Requirement Test Case Defect / Evidence

Always be able to move left ↔ right along this chain.

Scenario: Refund Requirement Review

Requirement R-105: “A customer service agent shall refund a paid order within 30 days of shipment for amounts up to ₹10,000. Refunds above that amount require manager approval.”
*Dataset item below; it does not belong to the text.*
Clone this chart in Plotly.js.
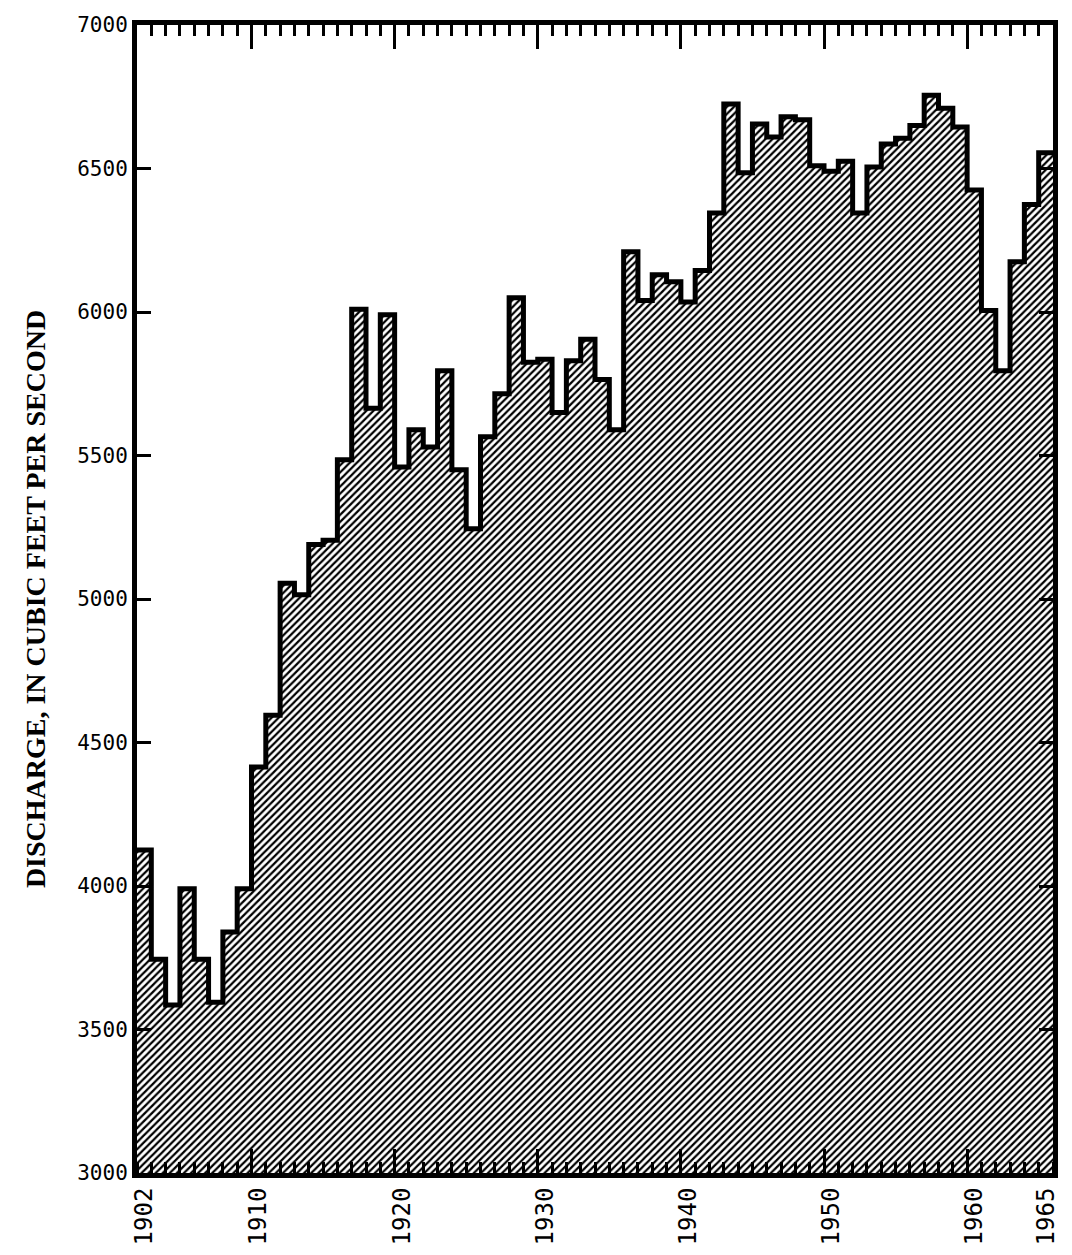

Review / Inspection Findings
  • Ambiguity: “shipment” should reference carrier scan vs warehouse dispatch → clarified to “carrier pickup timestamp”.
  • Missing scenario: foreign currency orders → added conversion rule (use original FX rate).
  • Traceability gap: no story for manager override; created US-221 to capture interface.
Forward Trace (Requirement → Tests → Defects)
Requirement ID Acceptance Tests / Charters Defects Logged
R-105 Refund window
  • TC-105A: Refund within 30 days, amount ₹8k.
  • TC-105B: Attempt refund at day 31 → expect warning.
  • DEF-342: System allowed day 45 refund (severity High).
R-105 Manager approval
  • TC-105C: ₹15k refund prompts manager authentication.
  • TC-105D: Manager denies → audit entry created.
  • DEF-349: Audit entry missing currency field.
Backward Trace (Test → Requirement → Business Goal)
Test ID Requirement Business Objective
TC-105B R-105 Refund window Protect revenue leak beyond 30 days
TC-105C R-105 Manager approval Fraud prevention for high-value refunds
TC-105D R-105 Manager approval Compliance auditing for financial operations

Defect Logging & Follow-up

  • Log requirement defects with severity (critical ambiguity, missing constraint, conflicting rule).
  • Record waivers with justification, approver, expiry date.
  • Re-review high-risk requirements after fixes or scope changes.

Summary & Assignment

Requirement verification blends analytical checklists with collaborative reviews to ensure what you plan to build is precise, complete, and testable. Paired with traceability, it forms the foundation of the entire V&V stack.

Assignment: Select five user stories or BRD items. Run a mini review (walkthrough or inspection), log defects, and update a traceability table mapping each requirement to at least two test cases.